Co najmniej trzy dni spędzą w Polsce The Rolling Stones. Przyjeżdżają wcześniej, bo perkusista Charlie Watts chce zrobić u nas zakupy.
Specyficzne zakupy - zamierza powiększyć swoją kolekcję polskich koni arabskich. Jego żona jest znaną wielbicielką arabów i częstym gościem w stadninie w Janowie Podlaskim. Razem z mężem prowadzą własną hodowlę w Wielkiej Brytanii.

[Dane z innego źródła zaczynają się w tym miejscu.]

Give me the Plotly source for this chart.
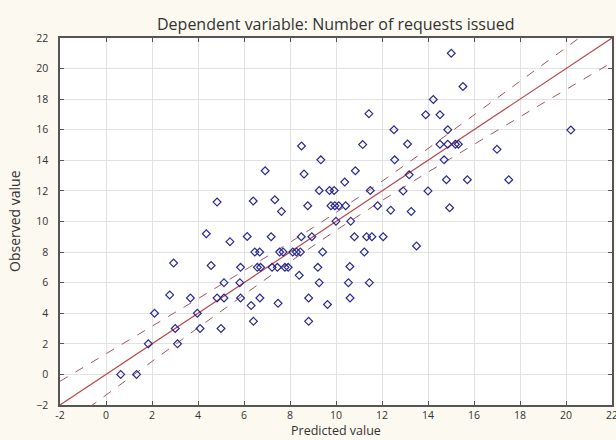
import plotly.graph_objects as go

# Observed vs predicted
predicted = [
    0.64, 1.33, 1.84, 3.11, 2.11, 3.97, 3.01, 4.09, 5.0, 2.77, 3.67, 4.83, 5.13, 5.85,
    5.13, 5.82, 2.94, 4.57, 5.85, 4.36, 5.39, 4.83,
    6.47, 6.68, 7.55, 7.7, 8.12, 8.28, 8.45, 9.42, 11.23,
    6.58, 6.72, 7.22, 7.45, 7.78, 7.92, 9.21, 10.6,
    8.4, 9.27, 10.54, 11.45, 6.69, 8.81, 10.61,
    6.31, 7.48, 9.63, 6.41, 8.81,
    6.14, 7.18, 8.49, 8.95, 10.8, 11.33, 11.56, 12.05, 13.5,
    10.0, 10.64,
    11.43, 8.5, 11.16, 9.34, 6.92, 8.61, 10.84, 10.38, 9.27, 9.72, 9.92, 11.49,
    6.4, 7.34, 7.63, 8.77, 9.78, 9.95, 10.12, 10.42, 11.81,
    15.01, 15.52, 14.23, 13.9, 14.52, 12.52, 14.86, 13.11, 14.52, 14.86, 15.19, 15.32,
    17.0, 12.55, 14.7, 13.18, 12.92, 14.0, 14.8, 15.71, 17.51, 12.38, 13.27, 14.94,
    20.21,
]
observed = [
    0.0, 0.0, 2.0, 2.0, 4.0, 4.0, 3.0, 3.0, 3.0, 5.2, 5.0, 5.0, 5.0, 5.0,
    6.0, 6.0, 7.28, 7.12, 7.0, 9.2, 8.68, 11.27,
    8.0, 8.0, 8.0, 8.0, 8.0, 8.0, 8.0, 8.0, 8.0,
    7.0, 7.0, 7.0, 7.0, 7.0, 7.0, 7.0, 7.06,
    6.48, 6.0, 6.0, 6.0, 5.0, 5.0, 5.0,
    4.5, 4.65, 4.57, 3.47, 3.47,
    9.02, 9.0, 9.0, 9.0, 9.0, 9.0, 9.0, 9.0, 8.4,
    10.02, 10.02,
    17.05, 14.94, 15.03, 14.03, 13.32, 13.1, 13.32, 12.58, 12.03, 12.03, 12.03, 12.03,
    11.34, 11.42, 10.66, 11.03, 11.03, 11.03, 11.03, 11.03, 11.03,
    21.0, 18.83, 17.98, 16.98, 16.98, 16.0, 16.0, 15.07, 15.05, 15.05, 15.05, 15.05,
    14.72, 14.03, 14.03, 13.05, 12.0, 12.0, 12.73, 12.73, 12.73, 10.74, 10.66, 10.9,
    15.98,
]

# Regression line and 95% confidence band
band_x = [-2, 0, 2, 4, 6, 8, 10, 12, 14, 16, 18, 20, 22]
fit_y = [-2, 0, 2, 4, 6, 8, 10, 12, 14, 16, 18, 20, 22]
band_upper = [-0.45, 1.37, 3.15, 4.95, 6.77, 8.63, 10.58, 12.63, 14.77, 16.95, 19.15, 21.37, 23.6]
band_lower = [-3.55, -1.37, 0.85, 3.05, 5.23, 7.37, 9.42, 11.37, 13.23, 15.05, 16.85, 18.63, 20.4]

tick_vals = [-2, 0, 2, 4, 6, 8, 10, 12, 14, 16, 18, 20, 22]
x_tick_text = ["-2", "0", "2", "4", "6", "8", "10", "12", "14", "16", "18", "20", ""]
last_x_tick = "22"

title_text = "Dependent variable: Number of requests issued"
x_title = "Predicted value"
y_title = "Observed value"

line_col = "#b8484a"
band_col = "#9a5a60"
marker_col = "#2a2a8e"
font_fam = "Open Sans"

fig = go.Figure()
fig.add_trace(go.Scatter(x=band_x, y=band_upper, mode="lines",
                         line=dict(color=band_col, width=1, dash="dash"), hoverinfo="skip"))
fig.add_trace(go.Scatter(x=band_x, y=band_lower, mode="lines",
                         line=dict(color=band_col, width=1, dash="dash"), hoverinfo="skip"))
fig.add_trace(go.Scatter(x=band_x, y=fit_y, mode="lines",
                         line=dict(color=line_col, width=1.2), hoverinfo="skip"))
fig.add_trace(go.Scatter(x=predicted, y=observed, mode="markers",
                         marker=dict(symbol="diamond-open", size=6, color=marker_col,
                                     line=dict(width=1.2, color=marker_col))))

axis_common = dict(
    tickvals=tick_vals,
    showgrid=True, gridcolor="#e2e2e2", gridwidth=1,
    zeroline=False,
    showline=True, linecolor="#555555", linewidth=1.5, mirror="allticks",
    ticks="inside", ticklen=4, tickcolor="#555555",
    tickfont=dict(family=font_fam, size=10.5, color="#333333"),
)

fig.update_layout(
    width=616, height=440,
    margin=dict(l=60, r=2, t=38, b=35),
    paper_bgcolor="#fcf9f0",
    plot_bgcolor="#ffffff",
    showlegend=False,
    xaxis=dict(range=[-2, 22], ticktext=x_tick_text, ticklabelstandoff=0, **axis_common),
    yaxis=dict(range=[-2, 22], ticklabelstandoff=8, **axis_common),
    annotations=[
        dict(text=title_text, x=0.5, y=1, xref="paper", yref="paper",
             xanchor="center", yanchor="bottom", yshift=1, showarrow=False,
             font=dict(family=font_fam, size=16, color="#333333")),
        dict(text=x_title, x=0.5, y=0, xref="paper", yref="paper",
             xanchor="center", yanchor="top", yshift=-16, showarrow=False, borderpad=0,
             font=dict(family=font_fam, size=12.5, color="#333333")),
        dict(text=y_title, x=0, y=0.5, xref="paper", yref="paper",
             xanchor="right", yanchor="middle", xshift=-34, textangle=-90, showarrow=False,
             font=dict(family=font_fam, size=14, color="#333333")),
        dict(text=last_x_tick, x=22, y=0, xref="x", yref="paper",
             xanchor="center", yanchor="top", yshift=-1, showarrow=False,
             font=dict(family=font_fam, size=10.5, color="#333333")),
    ],
)

fig.write_html("out.html")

"Satisfsaction", "You Can't Always Get What You Want" i "Sympathy for the Devil" - oraz inne przeboje legendy rocka zabrzmią na warszawskim Służewcu 25 lipca.
150-minutowy koncert odbędzie się w ramach trasy promującej ostatnią płytę zespołu "A Bigger Bang" z 2005 roku. Po raz pierwszy zagrali 40 lat temu legendarny koncert w warszawskiej Sali Kongresowej. Przed dziewięciu laty wystąpili w Chorzowie. Stonesi mieli być w Polsce już w zeszłym roku, ale przeszkodził temu wypadek gitarzysty Keitha Richardsa. Krewki 63-latek spadł z palmy, na którą wdrapał się podczas wakacji na Fiji.
Koncert The Rolling Stones rozpocznie się w środę o godz. 21. Jako support zagra była wokalistka Blue Cafe Tatiana Okupnik oraz Brytyjczyk Steve Harley z grupą Cockney Rebel. Organizatorzy liczą, że na koncert przyjdzie 60 tysięcy osób. Bilety można jeszcze kupić - trzeba tylko mieć wolne od 165 (najdalszy sektor) do 1015 złotych (siedzące miejsca dla VIPów przy samej scenie).